Арсений взял у него из рук пакет с пирожками, разорвал упаковку, надкусил один, запил остывшим чаем.
– Насколько я знаю, когда вы со Снежаной миритесь, прощения просит всегда она?
– Ну… да. Сначала говорит, что слышать не хочет, а потом сама же звонит мириться. Странные они, эти бабы.
– Эх, Глеб, Глеб. А тебе ни разу не приходило в голову сделать первый шаг? Купить букет цветов, приехать к ней, сказать, что дурак, что был не прав…
– А зачем? Она же виновата.
– Да какая разница, кто виноват! Что за детский сад: она, мол, первая начала! Ты – мужчина, ты можешь контролировать свои чувства, это у женщин все на эмоциях. Сделай так, как подсказывает разум, а не дурацкое чувство обиды. А то, знаешь, может наступить такой день, когда она просто не позвонит. Никогда. В общем, так: когда она обычно с работы приходит?
– В шесть. Ну, или около того.
– Так вот, сегодня можешь уйти пораньше. В пять. Если кто будет спрашивать, Каин, например – скажешь, я отпустил. Заедешь, купишь букет. Самый шикарный, не жадничай. А потом…
Что "потом" Глеб так и не узнал: на рабочем столе тренькнул городской телефон.
– Арсений Юльевич? – осведомилась трубка.
– Я.
– Старший лейтенант Вебер из "Прибрежного" беспокоит. Добрый день.
– А, здравствуйте, Роман! Весь день жду вашего звонка. Провели опрос?
– Провел. Надеюсь, последний, а то все дела встанут, если каждый три дня всю группу на жилищный сектор кидать.

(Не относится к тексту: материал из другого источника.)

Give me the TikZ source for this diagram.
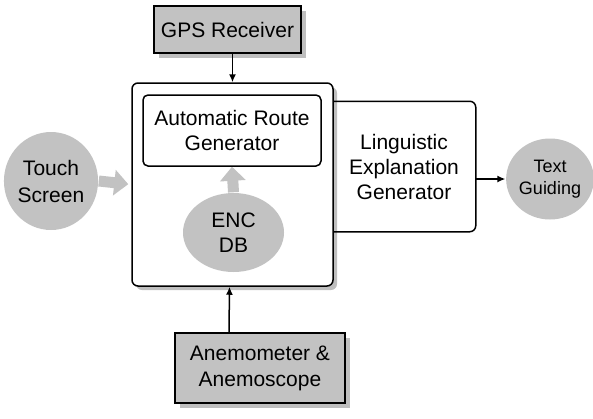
\documentclass[tikz,border=0pt]{standalone}
\usepackage{fontspec}
\setmainfont{Liberation Sans}
\usetikzlibrary{shapes.geometric,shadows,arrows.meta}
\begin{document}
\begin{tikzpicture}[x=1pt,y=-1pt,line width=1.5pt,
    txt/.style={align=center,inner sep=0pt,font=\fontsize{21}{25}\selectfont},
    box/.style={txt,draw,fill=black!24,drop shadow={shadow xshift=5pt,shadow yshift=-5pt,fill=black!50}},
    blob/.style={txt,ellipse,fill=black!24},
    panel/.style={draw,rounded corners=6pt,fill=white},
    fatarrow/.style={black!24,line width=11pt,-{Triangle[width=25pt,length=14pt]}},
    tip/.style={-{Latex[length=8pt,width=7pt]}}]
  \useasboundingbox (0,0) rectangle (593,418);

  \node[box,minimum width=147pt,minimum height=47pt] (GPS) at (227.5,29.5) {GPS Receiver};
  \node[box,minimum width=170pt,minimum height=70pt,font=\fontsize{21}{26}\selectfont] (anemo) at (260,368) {Anemometer \&\\Anemoscope};

  \node[panel,minimum width=201pt,minimum height=203pt,
        drop shadow={shadow xshift=4pt,shadow yshift=-4pt,fill=black!50}] (main) at (232.5,184.5) {};
  \node[panel,txt,rounded corners=5pt,minimum width=178pt,minimum height=71pt] (ARG) at (232,130.5) {Automatic Route\\Generator};
  \node[blob,minimum width=101pt,minimum height=79pt] (ENC) at (233.5,232.5) {ENC\\DB};

  \node[txt,minimum width=142pt,minimum height=129pt] (ling) at (404,166.5) {Linguistic\\Explanation\\Generator};
  \draw[rounded corners=6pt] (main.east |- ling.north) -- (ling.north east) -- (ling.south east) -- (main.east |- ling.south);

  \node[blob,minimum width=88pt,minimum height=98pt,font=\fontsize{21}{27}\selectfont] (touch) at (51,181) {Touch\\Screen};
  \node[blob,minimum width=81pt,minimum height=81pt,font=\fontsize{18}{22}\selectfont] (guide) at (550,179) {Text\\Guiding};

  \draw[fatarrow] (ENC.north) -- (ARG.south);
  \draw[fatarrow,shorten >=3pt] (touch.east) -- (main.west);

  \draw[tip] (main.north |- GPS.south) -- (main.north);
  \draw[tip] ([xshift=-31pt]anemo.north) -- ([xshift=-3pt]main.south);
  \draw[tip] (ling.east |- guide.west) -- (guide.west);
\end{tikzpicture}
\end{document}
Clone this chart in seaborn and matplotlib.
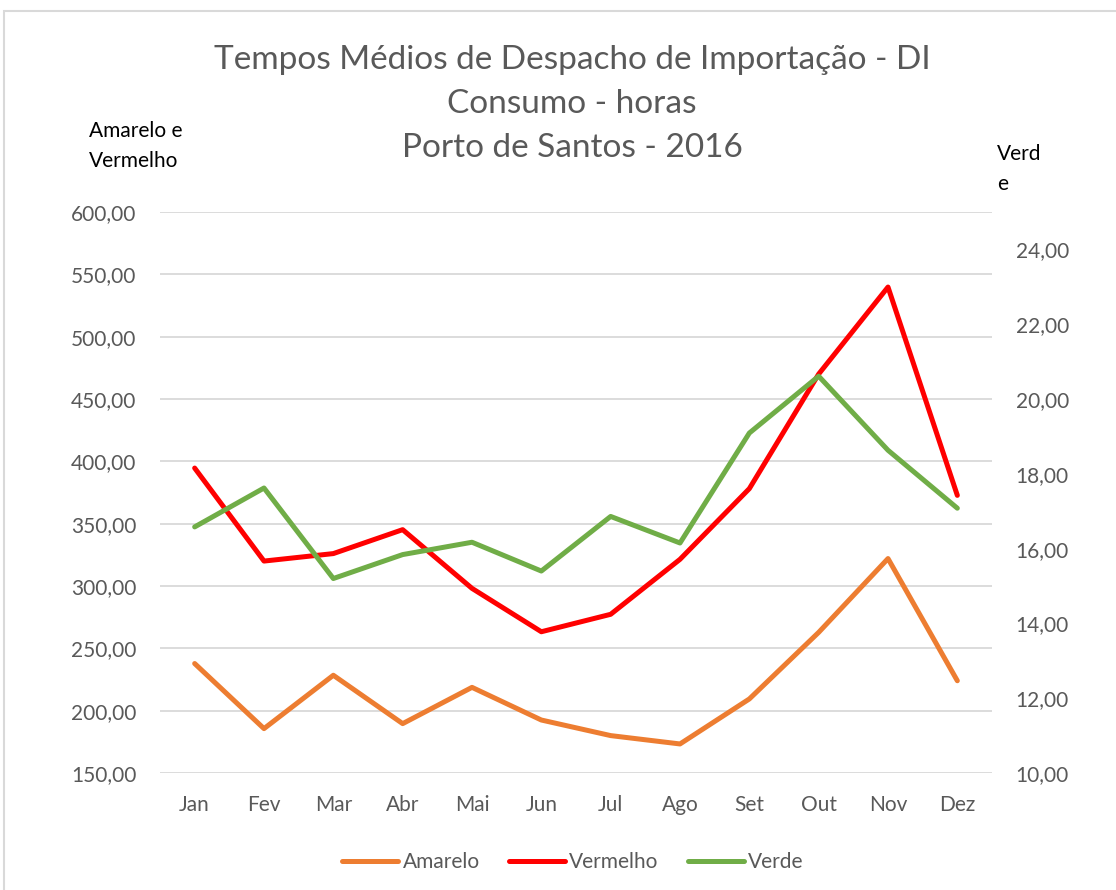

– Все от результатов зависит, – неопределенно ответил Арсений, подумав про себя: "Надо будет – еще раз пойдешь. Ишь – дела у него встанут! Знаем, какие у вас дела – придорожные мотели для дальнобойщиков шерстить, да рейды по дорогам проводить".
– Результаты кое-какие есть, а будет ли от них какая-то польза – не мне судить. Вам как обычно прислать все с курьером?